New listings were 898 in October, compared to 1118 in September, while the average number of days it took to sell a home in October was 83 as compared to 78 in September and 92 this time last year.
Read notes that average price, at $526,418, was an irregularity, likely due to the mix of properties sold as compared to the previous month. The October average price was six per cent higher than September and up 16 per cent over this time last year.
“While a lack of available homes for sale continues to be a problem and a major contributor to pricing, the good news, at least for some parts of the region we serve, is the number of new, multi-family residences that are closing in on completion,” Read said.

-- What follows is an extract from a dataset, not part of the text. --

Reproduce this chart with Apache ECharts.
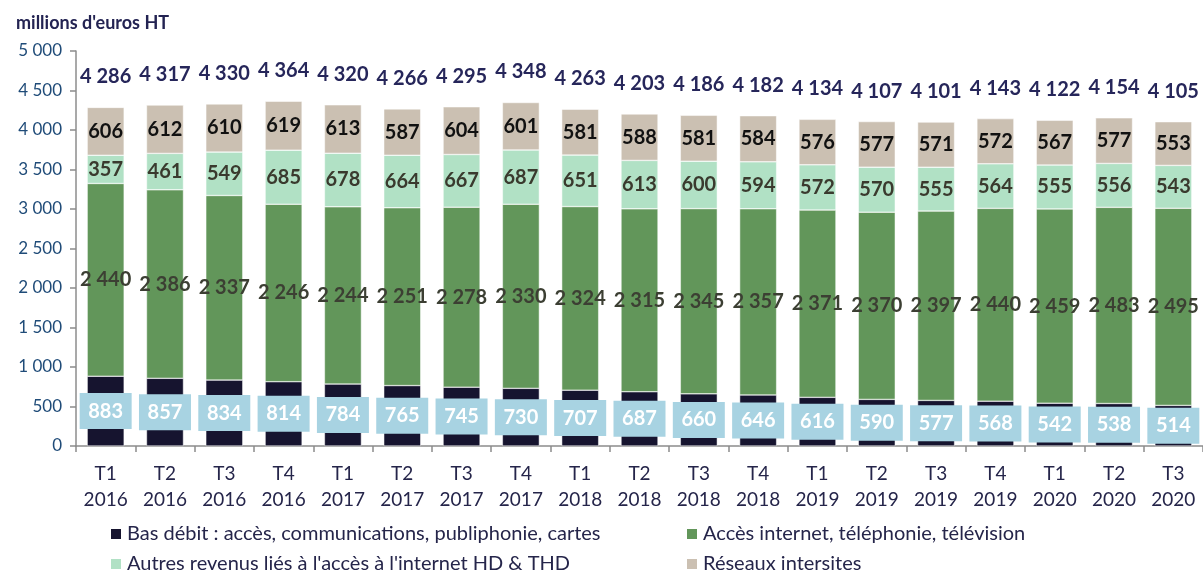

“This, coupled, with a surge in housing starts, could mean good news in terms of availability and affordability.”
More housing supply offers benefits not only for prospective buyers but those looking to rent and even those considering selling. While a seller’s market, where there are fewer homes for sale to a larger pool of buyers, can be attractive for those considering listing, it can also pose challenges for those same sellers when they look to find a new home at a price they can afford, Read explained.
Turning to buyers of homes in the region, results compiled from monthly OMREB buyer surveys year to date (January through September 2017), indicate that first time buyers accounted for 20 per cent of purchasers, with move-up buyers at 17 per cent.
Those moving within the region were 56 per cent, followed by those from the Lower Mainland/Vancouver Island at 18 per cent and Alberta at 11 per cent.
“It’s encouraging that first time buyers continue to be a strong force within the region as they stimulate the chain of housing ownership,” said Read, noting that move-up buyers tend to rely on first time buyers to purchase their existing homes.